Nel bailamme del caso Dell’Utri, latitante ritrovato in un grande hotel libanese, è passato in sordina una frase importante e notevolmente tragi-comica: Silvio Berlusconi ha ammesso di aver inviato Marcello Dell’Utri in Libano per sostenere un politico del posto, vicino a Putin.
E’ curioso che la scelta di Dell’Utri come inviato, cada proprio, mentre l’ex-senatore ha un processo nell’attesa di verdetto ed è discutibile che l’ex premier pensi ad aiutare uno dei protagonisti (secondo tanti in negativo) dell’attuale crisi mondiale.
Probabilmente le accuse che già gravano su Berlusconi e il suo rinnovato rapporto con Renzi, hanno evitato polemiche che in passato si sarebbero scatenate furenti: qualcuno avrebbe potuto ipotizzare che Berlusconi avesse protetto un latitante.
Non sarebbe la prima volta che un politico importante “protegga” un latitante: un precedente avvenne nei primi anni ’80 e fu tale da mischiare rapporti famigliari con politici, compromettendo la rispettabilità di personaggi importanti.
La storia si svolse nel maggio del 1980, allora a Palazzo Chigi c’era il secondo ministero (consecutivo) di Francesco Cossiga.

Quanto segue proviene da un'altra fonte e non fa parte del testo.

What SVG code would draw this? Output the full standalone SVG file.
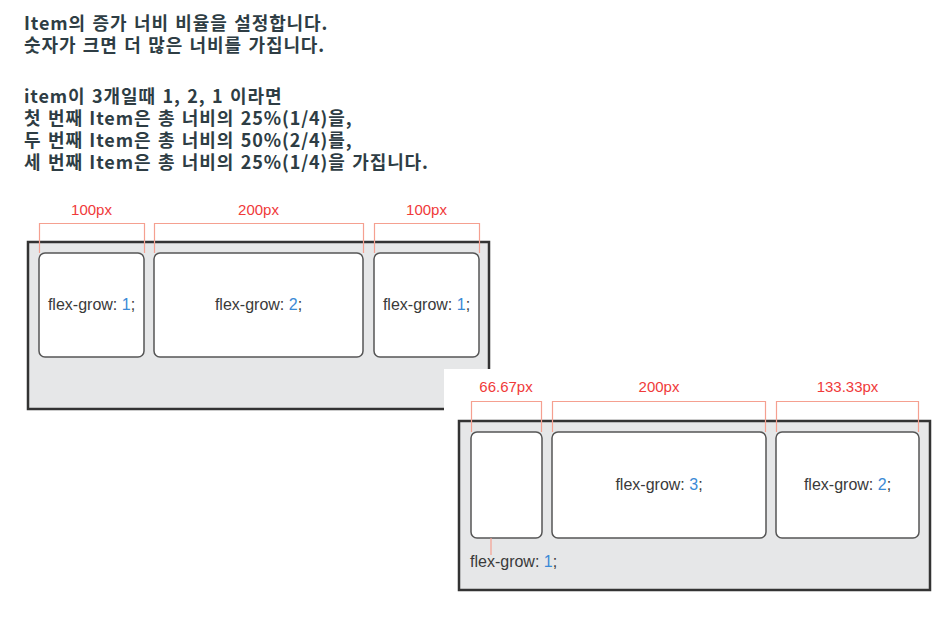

Il primo ministero del politico sardo aveva funzioni d’attesa (data l’incertezza dei rapporti col Partito Comunista, appena interrotti dopo la coabitazione governativa): in seguito al congresso democristiano (che concluse l’esperienza col Pci) Francesco Cossiga formò il suo secondo governo.
Principale artefice del cosiddetto “preambolo” che concluse l’esperienza governativa col Partito Comunista, fu il democristiano Carlo Donat Cattin: chi era costui?
Fu un esponente della Democrazia Cristiana ed in particolare della corrente di “Forze Nuove”, molto vicina ai lavoratori e al sindacato: Donat Cattin fu un fiero avversario di Confindustria, al punto di essere ribattezzato (durante la lunga permanenza al “ministero del lavoro”) “ministro dei lavoratori”; Donat Cattin nel 1970, partecipò attivamente alla creazione dello “statuto dei lavoratori”.
In quel maggio del 1980, i personaggi citati ebbero vicissitudini legate ad intrecci famigliari, tali da invadere la propria “esistenza pubblica”.
Francesco Cossiga era cugino di terzo grado d’Enrico Berlinguer, leader del Pci e di conseguenza fiero avversario del governo appena nato.
La limpidezza sociale di Carlo Donat Cattin, era “macchiata” dal figlio Marco: terrorista, assassino ed esponente di “Prima Linea”.
Marco Donat Cattin militò clandestinamente nell’organizzazione terroristica di “Prima Linea”, macchiandosi di ben due omicidi: il giudice Emilio Alessandrini e il barista Carmine Civitate.
Nel fatidico maggio del 1980, gli interrogatori del pentito Roberto Sandalo rivelarono la colpevolezza del figlio del politico democristiano e di conseguenza la sua presenza tra le file dell’organizzazione terroristica.
Marco Donat Cattin, poco prima che gli interrogatori fossero resi pubblici, fuggì in Francia e divenne latitante: ovviamente nacque il forte sospetto che qualche “pezzo grosso “ della Dc avesse avvisato Carlo Donat Cattin, che a sua volta contribuì alla fuga del figlio.
Enrico Berlinguer buttò all’aria ogni rispetto di parentela ed accusò duramente lo stesso Cossiga di aver rivelato segreti di stato: il parlamento in seduta comune mise in stato d’accusa il premier sardo, che, però fu scagionato per mancanza di prove.
Francesco Cossiga rimase parecchio deluso dal comportamento del leader comunista, sentendosi tradito nella parentela.
Durante un’intervista del 7 settembre del 2007, Cossiga ammise una parte delle proprie colpe: asserì di essersi in primo luogo confidato col cugino, non aspettandosi un tradimento da parte sua.
Alle rimostranze di Giulio Andreotti riguardo al rispetto del grado di parentela, rimase famosa la battuta di Berlinguer: “ con i parenti si mangia l’agnello, ma non si fa politica”.
Ritornando alla politica d’oggi, l’inopinata frase di Silvio Berlusconi non ha sorto effetti ma se la stessa affermazione fosse stata data nel 1980, probabilmente l’ex premier sarebbe stato accusato di aver protetto un latitante.